Sementara itu gerakan organisasi pemuda terus mengalami kemajuan. Pada 31 Desember 1931, diselenggarakan rapat besar Indonesia Muda. Saat itu Indonesia Muda resmi didirikan diiringi dengan upacara. Selanjutnya setiap cabang secara khusus ditanya kesiapannya untuk mendirikan Indonesia Muda. Tepat pukul 12.00 WIB semua hadirin diminta untuk berdiri dan piagam pendirian Indonesia Muda dibacakan. Pada saat itu Panji-panji Indonesia Muda berkibar untuk selama-lamanya diiringi bunyi gamelan, setelah gamelan berhenti semua pemuda yang hadir menyanyikan lagu kebangsaan Indonesia Raya.
Pada mulanya perkumpulan Indonesia Muda tidak diperbolehkan terlibat dalam politik. Tekanan pemerintah terhadap larangan berpolitik mendorong anggota Indonesia Muda untuk mendirikan perkumpulan lain. Pada 1931, orang-orang PNI Baru di Malang mendirikan Suluh Pemuda Indonesia yang bercorak Marhaen. Partindo di Yogyakarta mendirikan Persatuan Pemuda Rakyat Indonesia (Perpri). Dari perkumpulan Islam misalnya, berdiri JIB bagian keputrian, Pemuda Muslim Indonesia, Pemuda Muhammadiyah, Pemuda Perserikatan Ulama, Pemuda Persatuan Islam, dan Anshor NU. Dari pemuda Kristen misalnya, lahir Persatuan Pergerakan Pemuda Kristen, sementara pemuda Katholik melahirkan Mudo Katholik dari partai politik Suluh Pemuda Indonesia, barisan Pemuda Gerindo, Jajasan Obor Pasundan. Perkumpulan lainnya seperti, Taman Siswa, Persatuan Pemuda Teknik, Persatuan Putri Cirebon, Kebangunan Sulawesi, dan Minangkabau.

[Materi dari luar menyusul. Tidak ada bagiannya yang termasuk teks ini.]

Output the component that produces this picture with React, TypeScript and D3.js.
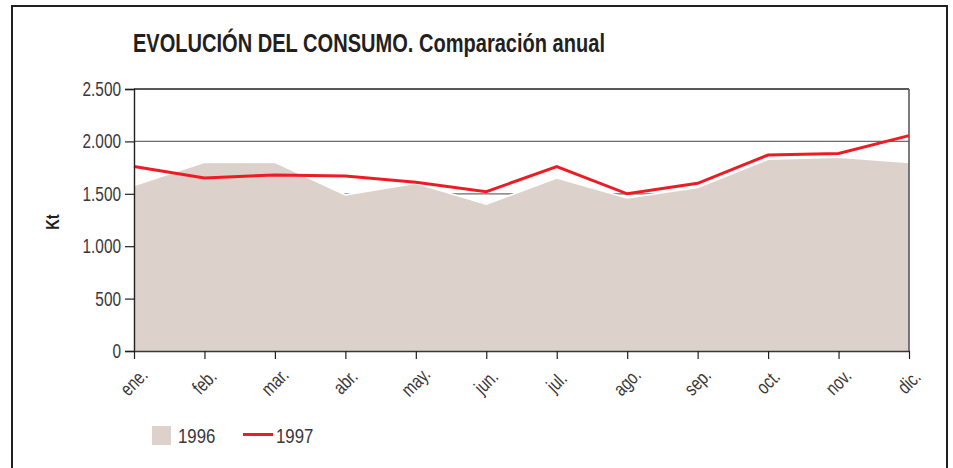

Dalam gerakannya para pemuda itu melakukan kepanduan. Kepanduan itu berasal dari kepanduan Jong Java, Pemuda Sumatera, dan organisasi pemuda lainnya. Kepanduan itu mengambil azas dari kepanduan dunia, yang berisi tentang memberikan pelajaran dalam bentuk segala permainan dan kecakapan pandu, untuk meningkatkan kesehatan para pemuda. Disamping itu juga berdiri kepanduan berdasarkan kebangsaan dan keagamaan, seperti Natipy, Hizbul Wathon, Siap, dan Kepanduan Rakyat Indonesia.